▸ **Supplied information**:
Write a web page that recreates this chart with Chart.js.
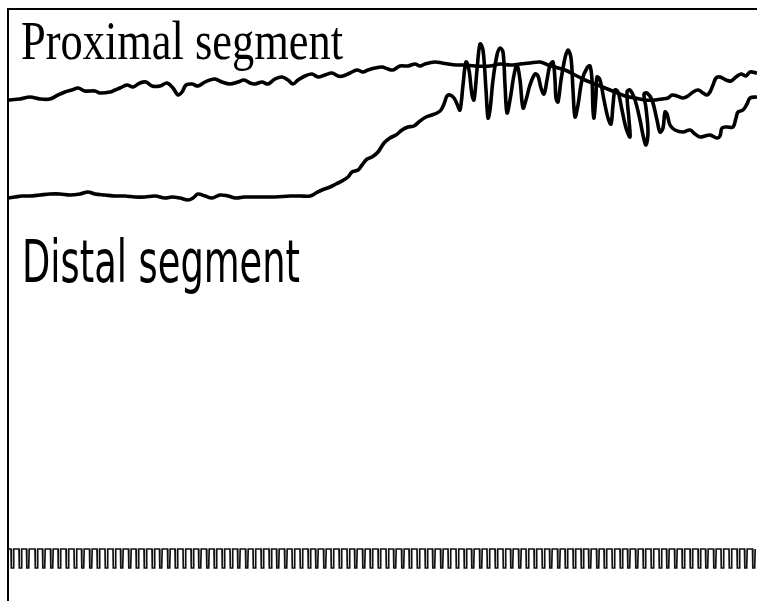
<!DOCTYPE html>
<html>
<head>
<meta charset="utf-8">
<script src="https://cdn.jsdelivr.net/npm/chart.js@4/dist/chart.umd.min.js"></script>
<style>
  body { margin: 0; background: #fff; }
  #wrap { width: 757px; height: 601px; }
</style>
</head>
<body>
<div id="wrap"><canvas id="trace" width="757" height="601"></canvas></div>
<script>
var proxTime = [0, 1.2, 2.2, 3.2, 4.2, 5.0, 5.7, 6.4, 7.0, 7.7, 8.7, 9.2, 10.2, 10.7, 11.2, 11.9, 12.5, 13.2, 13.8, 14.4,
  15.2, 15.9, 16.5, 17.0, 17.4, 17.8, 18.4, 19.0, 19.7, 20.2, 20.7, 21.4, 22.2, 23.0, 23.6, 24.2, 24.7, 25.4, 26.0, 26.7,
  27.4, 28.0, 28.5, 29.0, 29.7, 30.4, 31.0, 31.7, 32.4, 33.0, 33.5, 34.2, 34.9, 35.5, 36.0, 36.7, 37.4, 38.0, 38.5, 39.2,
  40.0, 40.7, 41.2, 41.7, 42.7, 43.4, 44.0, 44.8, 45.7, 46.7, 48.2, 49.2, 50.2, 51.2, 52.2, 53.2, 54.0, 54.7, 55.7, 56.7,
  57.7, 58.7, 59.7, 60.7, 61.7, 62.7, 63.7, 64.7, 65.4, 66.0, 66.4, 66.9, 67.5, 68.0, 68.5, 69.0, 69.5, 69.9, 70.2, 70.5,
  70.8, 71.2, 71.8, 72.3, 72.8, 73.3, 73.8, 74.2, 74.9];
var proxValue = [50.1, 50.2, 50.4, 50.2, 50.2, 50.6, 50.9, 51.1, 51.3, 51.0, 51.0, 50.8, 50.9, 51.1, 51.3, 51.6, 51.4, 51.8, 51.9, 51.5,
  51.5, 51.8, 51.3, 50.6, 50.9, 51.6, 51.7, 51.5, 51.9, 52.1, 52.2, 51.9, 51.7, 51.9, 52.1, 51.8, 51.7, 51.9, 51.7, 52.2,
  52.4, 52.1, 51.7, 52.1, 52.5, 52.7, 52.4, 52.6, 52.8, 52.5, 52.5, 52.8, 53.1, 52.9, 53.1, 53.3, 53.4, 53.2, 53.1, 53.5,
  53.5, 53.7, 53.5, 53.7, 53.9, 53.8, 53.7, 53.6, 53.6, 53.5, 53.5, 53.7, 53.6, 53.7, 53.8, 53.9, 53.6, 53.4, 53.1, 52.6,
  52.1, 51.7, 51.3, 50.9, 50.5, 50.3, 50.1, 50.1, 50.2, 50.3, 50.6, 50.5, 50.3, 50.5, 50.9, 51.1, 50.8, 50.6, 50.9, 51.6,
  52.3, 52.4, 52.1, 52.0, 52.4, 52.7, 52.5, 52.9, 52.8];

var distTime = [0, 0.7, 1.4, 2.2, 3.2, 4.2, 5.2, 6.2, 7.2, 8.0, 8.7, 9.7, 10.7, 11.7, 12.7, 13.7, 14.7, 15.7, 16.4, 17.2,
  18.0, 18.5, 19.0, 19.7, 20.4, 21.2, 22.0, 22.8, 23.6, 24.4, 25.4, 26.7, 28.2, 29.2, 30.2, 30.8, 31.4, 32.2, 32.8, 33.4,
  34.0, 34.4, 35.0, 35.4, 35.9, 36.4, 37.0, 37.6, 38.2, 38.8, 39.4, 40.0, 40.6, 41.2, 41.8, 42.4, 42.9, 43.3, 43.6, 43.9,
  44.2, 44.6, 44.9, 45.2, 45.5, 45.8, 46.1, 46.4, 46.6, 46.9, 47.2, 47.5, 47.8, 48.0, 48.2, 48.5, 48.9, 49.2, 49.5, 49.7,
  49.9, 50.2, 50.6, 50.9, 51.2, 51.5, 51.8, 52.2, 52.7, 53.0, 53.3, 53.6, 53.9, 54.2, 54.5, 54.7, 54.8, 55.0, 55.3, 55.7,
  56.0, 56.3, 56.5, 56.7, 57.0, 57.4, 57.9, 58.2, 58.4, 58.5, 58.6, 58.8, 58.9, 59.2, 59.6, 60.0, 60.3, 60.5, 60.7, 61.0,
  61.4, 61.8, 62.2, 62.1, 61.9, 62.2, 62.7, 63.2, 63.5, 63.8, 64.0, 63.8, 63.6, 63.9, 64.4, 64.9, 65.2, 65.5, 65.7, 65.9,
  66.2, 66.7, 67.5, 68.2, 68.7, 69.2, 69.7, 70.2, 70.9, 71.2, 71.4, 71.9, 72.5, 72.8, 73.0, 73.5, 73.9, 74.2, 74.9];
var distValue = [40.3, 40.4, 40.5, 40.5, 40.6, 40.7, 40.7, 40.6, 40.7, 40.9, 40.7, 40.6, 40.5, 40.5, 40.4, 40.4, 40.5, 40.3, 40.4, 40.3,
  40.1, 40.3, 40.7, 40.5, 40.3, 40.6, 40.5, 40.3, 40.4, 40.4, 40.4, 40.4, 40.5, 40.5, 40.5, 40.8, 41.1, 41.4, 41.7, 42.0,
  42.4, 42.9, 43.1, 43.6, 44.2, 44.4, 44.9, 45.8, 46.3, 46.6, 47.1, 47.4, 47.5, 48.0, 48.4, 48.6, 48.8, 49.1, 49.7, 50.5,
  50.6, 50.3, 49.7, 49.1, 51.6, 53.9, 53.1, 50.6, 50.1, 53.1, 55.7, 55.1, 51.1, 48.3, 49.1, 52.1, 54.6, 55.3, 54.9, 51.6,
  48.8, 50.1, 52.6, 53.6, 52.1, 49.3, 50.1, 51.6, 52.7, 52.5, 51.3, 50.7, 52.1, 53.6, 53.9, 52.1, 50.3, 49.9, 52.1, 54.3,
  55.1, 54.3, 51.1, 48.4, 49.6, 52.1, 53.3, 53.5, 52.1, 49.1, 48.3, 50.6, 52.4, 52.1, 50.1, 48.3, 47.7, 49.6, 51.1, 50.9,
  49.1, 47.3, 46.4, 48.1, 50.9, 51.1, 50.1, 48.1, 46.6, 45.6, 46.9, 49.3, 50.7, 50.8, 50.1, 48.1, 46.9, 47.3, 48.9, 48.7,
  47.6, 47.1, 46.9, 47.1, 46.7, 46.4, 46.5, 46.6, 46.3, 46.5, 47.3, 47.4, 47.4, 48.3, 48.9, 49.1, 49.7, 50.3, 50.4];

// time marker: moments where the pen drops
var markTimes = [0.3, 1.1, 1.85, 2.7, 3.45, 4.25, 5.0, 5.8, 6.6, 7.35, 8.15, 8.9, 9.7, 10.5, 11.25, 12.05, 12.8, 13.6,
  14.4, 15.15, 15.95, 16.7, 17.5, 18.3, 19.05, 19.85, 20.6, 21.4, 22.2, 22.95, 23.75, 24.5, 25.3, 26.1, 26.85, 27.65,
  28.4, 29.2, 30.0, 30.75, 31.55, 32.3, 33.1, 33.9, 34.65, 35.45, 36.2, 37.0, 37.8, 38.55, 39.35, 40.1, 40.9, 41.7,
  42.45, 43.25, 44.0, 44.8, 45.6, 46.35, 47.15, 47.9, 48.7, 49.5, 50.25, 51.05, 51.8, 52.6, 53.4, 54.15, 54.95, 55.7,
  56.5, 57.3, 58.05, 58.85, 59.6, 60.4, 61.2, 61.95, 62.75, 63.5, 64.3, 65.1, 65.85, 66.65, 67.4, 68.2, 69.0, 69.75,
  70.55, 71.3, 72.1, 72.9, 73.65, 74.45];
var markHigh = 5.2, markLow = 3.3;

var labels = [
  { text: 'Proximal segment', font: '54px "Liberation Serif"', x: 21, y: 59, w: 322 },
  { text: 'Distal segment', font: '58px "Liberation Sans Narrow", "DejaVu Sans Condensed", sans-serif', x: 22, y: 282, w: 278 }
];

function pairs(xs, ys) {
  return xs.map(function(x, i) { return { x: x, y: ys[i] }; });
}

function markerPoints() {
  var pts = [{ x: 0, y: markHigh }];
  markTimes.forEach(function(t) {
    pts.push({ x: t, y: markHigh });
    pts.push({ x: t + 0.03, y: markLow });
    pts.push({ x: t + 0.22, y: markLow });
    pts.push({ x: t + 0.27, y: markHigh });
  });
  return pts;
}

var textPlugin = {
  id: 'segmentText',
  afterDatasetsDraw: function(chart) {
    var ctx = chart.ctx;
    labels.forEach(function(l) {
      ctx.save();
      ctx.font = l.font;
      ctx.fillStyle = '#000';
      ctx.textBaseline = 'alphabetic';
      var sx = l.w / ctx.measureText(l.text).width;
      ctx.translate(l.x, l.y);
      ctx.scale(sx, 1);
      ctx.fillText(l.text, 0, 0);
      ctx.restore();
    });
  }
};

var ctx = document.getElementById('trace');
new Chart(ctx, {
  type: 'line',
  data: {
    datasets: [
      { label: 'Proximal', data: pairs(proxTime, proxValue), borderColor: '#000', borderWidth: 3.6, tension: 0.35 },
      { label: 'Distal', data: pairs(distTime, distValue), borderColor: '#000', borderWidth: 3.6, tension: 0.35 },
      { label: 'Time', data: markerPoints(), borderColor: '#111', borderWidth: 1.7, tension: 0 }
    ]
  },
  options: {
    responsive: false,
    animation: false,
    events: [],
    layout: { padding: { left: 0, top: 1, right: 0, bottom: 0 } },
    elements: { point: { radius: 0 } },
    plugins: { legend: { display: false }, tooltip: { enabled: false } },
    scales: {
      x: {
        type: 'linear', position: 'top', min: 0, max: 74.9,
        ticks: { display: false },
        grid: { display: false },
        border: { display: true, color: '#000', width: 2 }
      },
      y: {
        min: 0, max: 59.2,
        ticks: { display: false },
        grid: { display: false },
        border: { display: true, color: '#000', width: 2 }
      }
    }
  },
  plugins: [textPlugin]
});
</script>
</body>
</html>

▸ **Exercise prompt**: Give again, word for word, every line from the top of the data through the line with "52.3, 52.4, 52.1, 52.0, 52.4, 52.7, 52.5, 52.9, 52.8];", both ends included, and exclude the pictures.

▸ **Task result**:
Write a web page that recreates this chart with Chart.js.
<!DOCTYPE html>
<html>
<head>
<meta charset="utf-8">
<script src="https://cdn.jsdelivr.net/npm/chart.js@4/dist/chart.umd.min.js"></script>
<style>
  body { margin: 0; background: #fff; }
  #wrap { width: 757px; height: 601px; }
</style>
</head>
<body>
<div id="wrap"><canvas id="trace" width="757" height="601"></canvas></div>
<script>
var proxTime = [0, 1.2, 2.2, 3.2, 4.2, 5.0, 5.7, 6.4, 7.0, 7.7, 8.7, 9.2, 10.2, 10.7, 11.2, 11.9, 12.5, 13.2, 13.8, 14.4,
  15.2, 15.9, 16.5, 17.0, 17.4, 17.8, 18.4, 19.0, 19.7, 20.2, 20.7, 21.4, 22.2, 23.0, 23.6, 24.2, 24.7, 25.4, 26.0, 26.7,
  27.4, 28.0, 28.5, 29.0, 29.7, 30.4, 31.0, 31.7, 32.4, 33.0, 33.5, 34.2, 34.9, 35.5, 36.0, 36.7, 37.4, 38.0, 38.5, 39.2,
  40.0, 40.7, 41.2, 41.7, 42.7, 43.4, 44.0, 44.8, 45.7, 46.7, 48.2, 49.2, 50.2, 51.2, 52.2, 53.2, 54.0, 54.7, 55.7, 56.7,
  57.7, 58.7, 59.7, 60.7, 61.7, 62.7, 63.7, 64.7, 65.4, 66.0, 66.4, 66.9, 67.5, 68.0, 68.5, 69.0, 69.5, 69.9, 70.2, 70.5,
  70.8, 71.2, 71.8, 72.3, 72.8, 73.3, 73.8, 74.2, 74.9];
var proxValue = [50.1, 50.2, 50.4, 50.2, 50.2, 50.6, 50.9, 51.1, 51.3, 51.0, 51.0, 50.8, 50.9, 51.1, 51.3, 51.6, 51.4, 51.8, 51.9, 51.5,
  51.5, 51.8, 51.3, 50.6, 50.9, 51.6, 51.7, 51.5, 51.9, 52.1, 52.2, 51.9, 51.7, 51.9, 52.1, 51.8, 51.7, 51.9, 51.7, 52.2,
  52.4, 52.1, 51.7, 52.1, 52.5, 52.7, 52.4, 52.6, 52.8, 52.5, 52.5, 52.8, 53.1, 52.9, 53.1, 53.3, 53.4, 53.2, 53.1, 53.5,
  53.5, 53.7, 53.5, 53.7, 53.9, 53.8, 53.7, 53.6, 53.6, 53.5, 53.5, 53.7, 53.6, 53.7, 53.8, 53.9, 53.6, 53.4, 53.1, 52.6,
  52.1, 51.7, 51.3, 50.9, 50.5, 50.3, 50.1, 50.1, 50.2, 50.3, 50.6, 50.5, 50.3, 50.5, 50.9, 51.1, 50.8, 50.6, 50.9, 51.6,
  52.3, 52.4, 52.1, 52.0, 52.4, 52.7, 52.5, 52.9, 52.8];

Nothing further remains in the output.